====== Dataset section

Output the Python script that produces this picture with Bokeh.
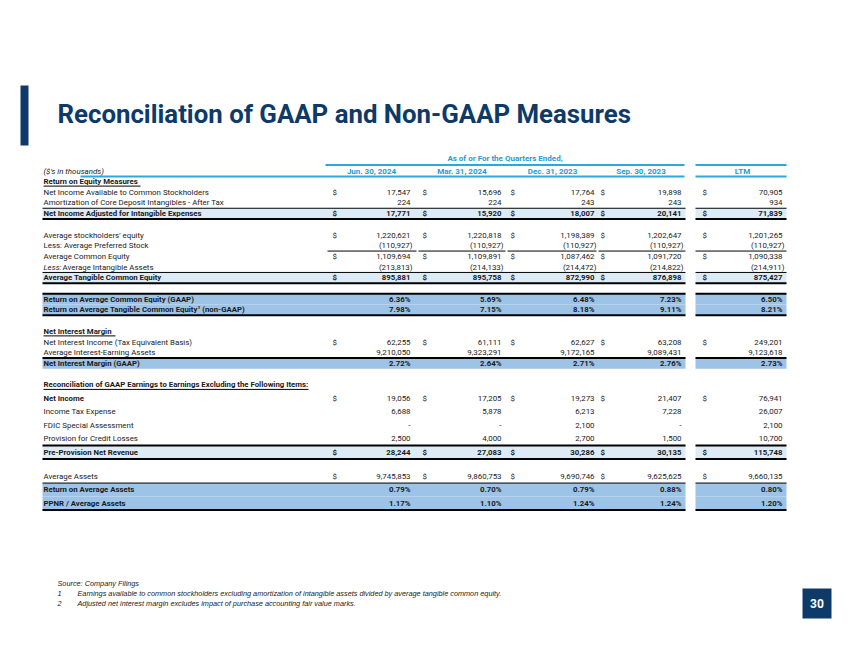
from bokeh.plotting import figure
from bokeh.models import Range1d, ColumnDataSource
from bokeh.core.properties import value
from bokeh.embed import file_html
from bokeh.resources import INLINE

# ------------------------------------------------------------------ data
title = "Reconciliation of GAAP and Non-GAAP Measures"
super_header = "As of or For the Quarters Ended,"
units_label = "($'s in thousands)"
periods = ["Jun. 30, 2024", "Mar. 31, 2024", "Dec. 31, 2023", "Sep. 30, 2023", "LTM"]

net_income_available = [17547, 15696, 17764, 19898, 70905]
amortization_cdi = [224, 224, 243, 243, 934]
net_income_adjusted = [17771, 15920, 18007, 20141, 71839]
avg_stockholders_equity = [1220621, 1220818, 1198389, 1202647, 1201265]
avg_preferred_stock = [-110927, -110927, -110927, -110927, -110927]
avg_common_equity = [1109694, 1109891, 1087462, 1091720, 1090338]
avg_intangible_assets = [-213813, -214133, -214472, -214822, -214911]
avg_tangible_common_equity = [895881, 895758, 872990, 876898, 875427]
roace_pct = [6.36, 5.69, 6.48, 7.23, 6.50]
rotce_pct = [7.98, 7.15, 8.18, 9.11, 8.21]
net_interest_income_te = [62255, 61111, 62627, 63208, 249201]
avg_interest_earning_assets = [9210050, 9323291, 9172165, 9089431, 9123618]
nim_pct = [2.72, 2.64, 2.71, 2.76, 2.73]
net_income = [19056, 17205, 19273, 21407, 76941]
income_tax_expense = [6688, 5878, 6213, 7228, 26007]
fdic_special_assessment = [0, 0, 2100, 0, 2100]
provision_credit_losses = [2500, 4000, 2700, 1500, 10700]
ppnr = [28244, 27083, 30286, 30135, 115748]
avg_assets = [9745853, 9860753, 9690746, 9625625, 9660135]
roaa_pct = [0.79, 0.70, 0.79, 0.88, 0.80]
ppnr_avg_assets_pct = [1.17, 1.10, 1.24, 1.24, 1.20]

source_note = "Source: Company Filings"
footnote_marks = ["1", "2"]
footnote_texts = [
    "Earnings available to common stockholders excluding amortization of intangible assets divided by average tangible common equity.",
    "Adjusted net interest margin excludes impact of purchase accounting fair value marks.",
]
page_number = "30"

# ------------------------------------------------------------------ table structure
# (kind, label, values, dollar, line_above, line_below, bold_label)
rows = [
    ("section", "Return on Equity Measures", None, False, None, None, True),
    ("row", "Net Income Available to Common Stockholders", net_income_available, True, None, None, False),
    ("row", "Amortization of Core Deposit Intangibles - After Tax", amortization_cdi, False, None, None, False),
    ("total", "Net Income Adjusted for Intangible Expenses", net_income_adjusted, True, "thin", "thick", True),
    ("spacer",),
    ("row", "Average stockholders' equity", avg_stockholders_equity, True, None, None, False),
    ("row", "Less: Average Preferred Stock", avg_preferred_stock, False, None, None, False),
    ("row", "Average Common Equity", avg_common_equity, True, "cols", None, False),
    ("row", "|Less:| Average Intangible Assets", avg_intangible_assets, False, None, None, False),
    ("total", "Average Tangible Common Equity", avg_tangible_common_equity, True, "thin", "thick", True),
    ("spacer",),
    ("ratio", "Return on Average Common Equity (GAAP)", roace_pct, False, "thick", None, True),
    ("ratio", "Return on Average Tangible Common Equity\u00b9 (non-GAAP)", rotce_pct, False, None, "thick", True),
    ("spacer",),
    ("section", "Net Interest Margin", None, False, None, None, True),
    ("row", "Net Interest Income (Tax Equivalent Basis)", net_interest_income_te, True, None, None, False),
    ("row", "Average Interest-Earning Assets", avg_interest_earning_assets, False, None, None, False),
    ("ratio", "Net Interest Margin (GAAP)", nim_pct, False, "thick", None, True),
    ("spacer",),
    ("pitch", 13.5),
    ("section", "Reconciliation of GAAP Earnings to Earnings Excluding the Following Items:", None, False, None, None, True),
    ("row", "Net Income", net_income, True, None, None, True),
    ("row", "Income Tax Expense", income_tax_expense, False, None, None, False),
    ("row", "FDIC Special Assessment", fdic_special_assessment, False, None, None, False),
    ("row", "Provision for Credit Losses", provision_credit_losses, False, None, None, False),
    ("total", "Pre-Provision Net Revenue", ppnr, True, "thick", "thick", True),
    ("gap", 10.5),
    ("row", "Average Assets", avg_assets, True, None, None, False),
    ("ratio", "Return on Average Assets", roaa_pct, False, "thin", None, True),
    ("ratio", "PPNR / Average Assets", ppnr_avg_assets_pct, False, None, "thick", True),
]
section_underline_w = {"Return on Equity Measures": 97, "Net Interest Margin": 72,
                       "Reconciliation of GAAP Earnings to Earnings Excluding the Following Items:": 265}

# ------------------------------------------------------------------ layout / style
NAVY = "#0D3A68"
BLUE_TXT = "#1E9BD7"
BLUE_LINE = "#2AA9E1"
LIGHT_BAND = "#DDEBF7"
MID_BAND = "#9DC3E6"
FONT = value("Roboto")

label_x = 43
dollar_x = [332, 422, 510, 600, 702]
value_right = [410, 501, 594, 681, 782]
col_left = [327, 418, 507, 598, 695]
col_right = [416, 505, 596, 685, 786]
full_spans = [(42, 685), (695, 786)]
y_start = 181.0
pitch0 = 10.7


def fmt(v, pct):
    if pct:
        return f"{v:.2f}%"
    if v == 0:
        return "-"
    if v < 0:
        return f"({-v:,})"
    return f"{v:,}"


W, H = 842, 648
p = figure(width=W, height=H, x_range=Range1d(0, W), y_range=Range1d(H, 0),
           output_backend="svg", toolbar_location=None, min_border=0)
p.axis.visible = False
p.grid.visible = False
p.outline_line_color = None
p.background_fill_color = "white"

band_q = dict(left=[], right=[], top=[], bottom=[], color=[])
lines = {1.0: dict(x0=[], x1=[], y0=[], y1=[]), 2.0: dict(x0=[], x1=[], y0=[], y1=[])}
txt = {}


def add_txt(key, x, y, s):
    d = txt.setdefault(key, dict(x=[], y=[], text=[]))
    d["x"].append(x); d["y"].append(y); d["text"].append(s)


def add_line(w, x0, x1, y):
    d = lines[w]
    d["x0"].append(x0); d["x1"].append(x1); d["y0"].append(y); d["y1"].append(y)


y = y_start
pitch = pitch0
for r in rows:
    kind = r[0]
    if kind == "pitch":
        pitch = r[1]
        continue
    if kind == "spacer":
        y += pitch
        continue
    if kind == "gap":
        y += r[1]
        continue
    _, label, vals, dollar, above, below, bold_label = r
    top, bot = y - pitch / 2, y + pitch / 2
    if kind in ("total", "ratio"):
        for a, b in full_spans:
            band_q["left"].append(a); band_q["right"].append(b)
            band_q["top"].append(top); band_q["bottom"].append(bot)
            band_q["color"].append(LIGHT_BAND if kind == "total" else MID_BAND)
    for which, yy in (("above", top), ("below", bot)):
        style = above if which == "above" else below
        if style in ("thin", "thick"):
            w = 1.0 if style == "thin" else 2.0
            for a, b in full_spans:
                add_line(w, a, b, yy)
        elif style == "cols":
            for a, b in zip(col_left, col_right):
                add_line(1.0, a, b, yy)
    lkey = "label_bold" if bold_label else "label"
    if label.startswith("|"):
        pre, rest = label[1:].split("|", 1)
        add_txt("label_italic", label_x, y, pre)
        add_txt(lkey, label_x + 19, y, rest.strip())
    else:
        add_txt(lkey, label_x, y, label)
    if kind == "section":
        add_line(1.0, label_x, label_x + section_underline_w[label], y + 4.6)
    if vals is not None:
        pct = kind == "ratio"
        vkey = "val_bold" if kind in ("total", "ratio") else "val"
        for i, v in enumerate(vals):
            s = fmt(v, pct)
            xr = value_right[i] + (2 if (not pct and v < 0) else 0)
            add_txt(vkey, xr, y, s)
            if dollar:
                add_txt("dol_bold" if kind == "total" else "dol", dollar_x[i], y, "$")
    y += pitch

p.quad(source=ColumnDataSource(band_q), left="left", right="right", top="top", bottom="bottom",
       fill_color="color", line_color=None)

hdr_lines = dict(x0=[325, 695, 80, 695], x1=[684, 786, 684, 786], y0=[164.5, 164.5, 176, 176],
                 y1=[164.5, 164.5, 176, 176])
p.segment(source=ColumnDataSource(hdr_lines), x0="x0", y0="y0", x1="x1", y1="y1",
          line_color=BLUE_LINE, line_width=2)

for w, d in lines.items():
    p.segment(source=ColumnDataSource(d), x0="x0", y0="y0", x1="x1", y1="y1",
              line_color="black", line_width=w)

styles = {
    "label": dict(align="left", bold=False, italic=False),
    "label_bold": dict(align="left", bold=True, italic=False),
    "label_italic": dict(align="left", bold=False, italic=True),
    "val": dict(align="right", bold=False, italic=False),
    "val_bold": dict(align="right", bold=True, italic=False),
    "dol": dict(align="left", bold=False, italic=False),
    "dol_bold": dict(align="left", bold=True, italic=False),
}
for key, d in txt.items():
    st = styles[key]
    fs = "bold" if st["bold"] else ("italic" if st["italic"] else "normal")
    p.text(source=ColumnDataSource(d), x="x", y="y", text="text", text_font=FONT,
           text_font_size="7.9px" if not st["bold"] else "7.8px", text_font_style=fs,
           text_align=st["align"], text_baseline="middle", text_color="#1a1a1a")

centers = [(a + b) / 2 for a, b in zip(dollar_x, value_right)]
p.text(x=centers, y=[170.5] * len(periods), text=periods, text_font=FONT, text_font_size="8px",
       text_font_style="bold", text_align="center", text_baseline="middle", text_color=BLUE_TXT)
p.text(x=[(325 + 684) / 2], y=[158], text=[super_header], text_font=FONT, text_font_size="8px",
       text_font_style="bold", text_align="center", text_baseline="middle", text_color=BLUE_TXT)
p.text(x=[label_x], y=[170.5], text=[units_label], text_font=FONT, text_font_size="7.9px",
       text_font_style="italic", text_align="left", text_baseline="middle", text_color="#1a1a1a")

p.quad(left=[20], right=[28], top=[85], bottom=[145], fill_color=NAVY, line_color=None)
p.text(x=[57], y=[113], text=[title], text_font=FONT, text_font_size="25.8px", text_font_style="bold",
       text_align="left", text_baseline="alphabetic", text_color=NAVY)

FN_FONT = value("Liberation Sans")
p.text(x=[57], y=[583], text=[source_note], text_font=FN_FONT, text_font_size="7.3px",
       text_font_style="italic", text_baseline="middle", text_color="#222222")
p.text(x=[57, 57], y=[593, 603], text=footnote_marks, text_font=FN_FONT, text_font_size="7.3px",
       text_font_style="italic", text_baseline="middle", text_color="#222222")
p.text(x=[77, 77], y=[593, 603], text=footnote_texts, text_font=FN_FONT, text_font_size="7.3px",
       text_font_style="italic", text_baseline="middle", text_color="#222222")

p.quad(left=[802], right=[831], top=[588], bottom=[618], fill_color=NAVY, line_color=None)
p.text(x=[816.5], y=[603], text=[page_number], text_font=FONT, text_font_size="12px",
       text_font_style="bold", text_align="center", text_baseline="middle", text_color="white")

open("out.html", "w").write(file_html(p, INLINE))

============

**Short problem**: The lines from the start of the data through the line that contains "ppnr_avg_assets_pct = [1.17, 1.10, 1.24, 1.24, 1.20]" are to be returned exactly, please, with both ends included and every picture left out.

**Task answer**:
Output the Python script that produces this picture with Bokeh.
from bokeh.plotting import figure
from bokeh.models import Range1d, ColumnDataSource
from bokeh.core.properties import value
from bokeh.embed import file_html
from bokeh.resources import INLINE

# ------------------------------------------------------------------ data
title = "Reconciliation of GAAP and Non-GAAP Measures"
super_header = "As of or For the Quarters Ended,"
units_label = "($'s in thousands)"
periods = ["Jun. 30, 2024", "Mar. 31, 2024", "Dec. 31, 2023", "Sep. 30, 2023", "LTM"]

net_income_available = [17547, 15696, 17764, 19898, 70905]
amortization_cdi = [224, 224, 243, 243, 934]
net_income_adjusted = [17771, 15920, 18007, 20141, 71839]
avg_stockholders_equity = [1220621, 1220818, 1198389, 1202647, 1201265]
avg_preferred_stock = [-110927, -110927, -110927, -110927, -110927]
avg_common_equity = [1109694, 1109891, 1087462, 1091720, 1090338]
avg_intangible_assets = [-213813, -214133, -214472, -214822, -214911]
avg_tangible_common_equity = [895881, 895758, 872990, 876898, 875427]
roace_pct = [6.36, 5.69, 6.48, 7.23, 6.50]
rotce_pct = [7.98, 7.15, 8.18, 9.11, 8.21]
net_interest_income_te = [62255, 61111, 62627, 63208, 249201]
avg_interest_earning_assets = [9210050, 9323291, 9172165, 9089431, 9123618]
nim_pct = [2.72, 2.64, 2.71, 2.76, 2.73]
net_income = [19056, 17205, 19273, 21407, 76941]
income_tax_expense = [6688, 5878, 6213, 7228, 26007]
fdic_special_assessment = [0, 0, 2100, 0, 2100]
provision_credit_losses = [2500, 4000, 2700, 1500, 10700]
ppnr = [28244, 27083, 30286, 30135, 115748]
avg_assets = [9745853, 9860753, 9690746, 9625625, 9660135]
roaa_pct = [0.79, 0.70, 0.79, 0.88, 0.80]
ppnr_avg_assets_pct = [1.17, 1.10, 1.24, 1.24, 1.20]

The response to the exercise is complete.